Reporting Bill Wine
By Bill Wine
KYW Newsradio 1060
Rampart could just as easily have been titled “Rampant,” because that’s how the corrupt main character runs.
He’s a renegade LAPD cop, played by Woody Harrelson, and he has patrolled the crime-riddled streets of Los Angeles for nearly a quarter of a century in this tortured character study.
Rampart is a portrait of the downward spiral of this one cop in 1999, when charges of police brutality are being leveled at the scandal-plagued Rampart Division of the Los Angeles Police Department.
And thanks to the department-wide corruption scandal, this rampart’s being watched, and it is very definitely not gallantly streaming.
Harrelson stars as Officer Dave Brown, a Vietnam vet and Rampart Precinct cop who has been known to take the law into his own hands, and then some, after what he perceives as any failure of the court system to exact justice.
When he gets caught on videotape viciously beating a suspect to near-death senselessness — à la Rodney King, whose plight may have helped inspire the otherwise fictional script — suddenly everyone is aware of his reputation. After all, his nickname in the department is “Date-Rape Dave,” a result of his having eliminated if not killed a date-rape suspect under suspicious circumstances.
The cocky, bullying, extralegal Brown breaks the rules at home as well, as demonstrated by his two ex-wives, played by Cynthia Nixon and Anne Heche. He cheated on each of them, has a daughter with each of them, is divorced from both of them, and still lives next door to both of them.
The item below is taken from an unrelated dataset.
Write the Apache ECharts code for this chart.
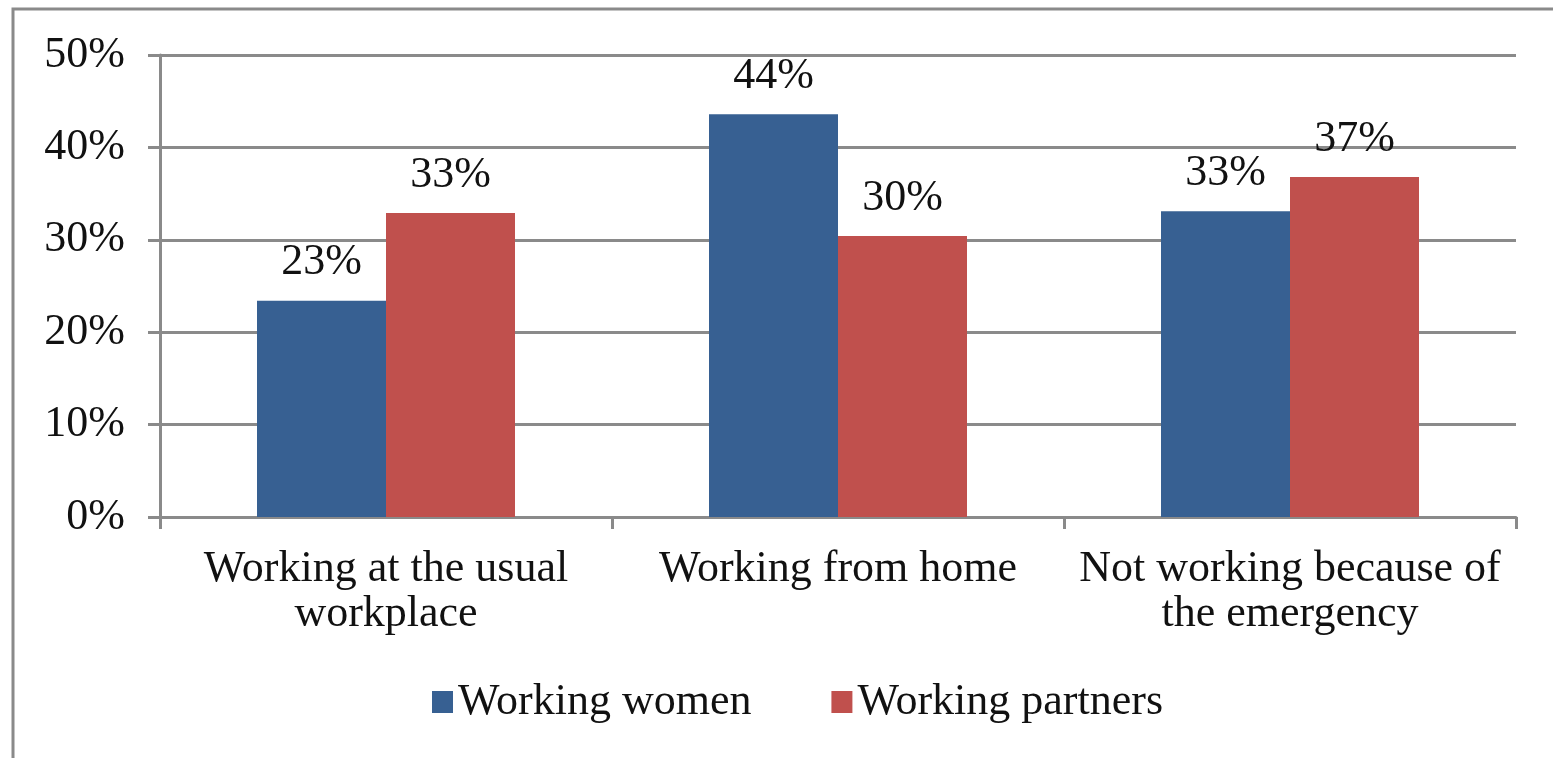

And his older daughter has accused him of being “homophobic, chauvinistic, racist, and violent.”
Not only have his ex-wives accused him of ruining his daughters’ lives, but the LAPD’s lawyer (Sigourney Weaver) calls Dave in to tell him of the embarrassment he has caused the already embattled department.
And a retired cop, his ex-mentor (Ned Beatty), may be about to switch allegiances, while the district attorney (Steve Buscemi) and an internal affairs officer (Ice Cube) are grilling him as well.
And not only are Dave’s departmental superiors on his case, but the press is pressing as well.
Only Robin Wright, as a defense attorney whom Dave meets in a bar and hooks up with, and Ben Foster (Harrelson’s co-star in 2009′s The Messenger and one of this film’s producers) as a homeless paraplegic, don’t seem to be closing in on him.
Or are they? Then maybe he’s just paranoid.
Director Oren Moverman, who got a strong, Oscar-nominated performance out of Harrelson in The Messenger, co-wrote the screenplay with crime novelist James Ellroy (LA Confidential) based on a story by Ellroy.
But after the one-note script establishes the essence of the glib, sociopathic, self-destructive, antiheroic protagonist with his severely warped code of justice, the film becomes tiresomely repetitious, then loses its way in the late going by piling on the subplots and implausibilities and generic clichés in bunches.
Perhaps the material is too familiar. Perhaps we’ve seen too much dirty-cop drama down through the years, vividly in films like Bad Lieutenant and Training Day. Perhaps we just need a different kind of compensation for spending this much time with this kind of guy, no matter how well he’s portrayed.
Whatever it is, over the course of the film, there’s something counterproductive about watching the central character play bad cop/bad cop over and over again.
So, despite an electrifying, fully committed turn by Harrelson that reminds us of his impressive dramatic work — to say nothing of plenty of skilled comedic work in films and on TV — in such films as Natural Born Killers, Indecent Proposal, The People vs. Larry Flynt, The Thin Red Line, and No Country for Old Men, his work here remains a great performance in a not-at-all-great film.
So we’ll corrupt 2 stars out of 4 for the cynical crime thriller Rampart, a decidedly downbeat and problematic police drama elevated by Woody Harrelson’s arresting performance.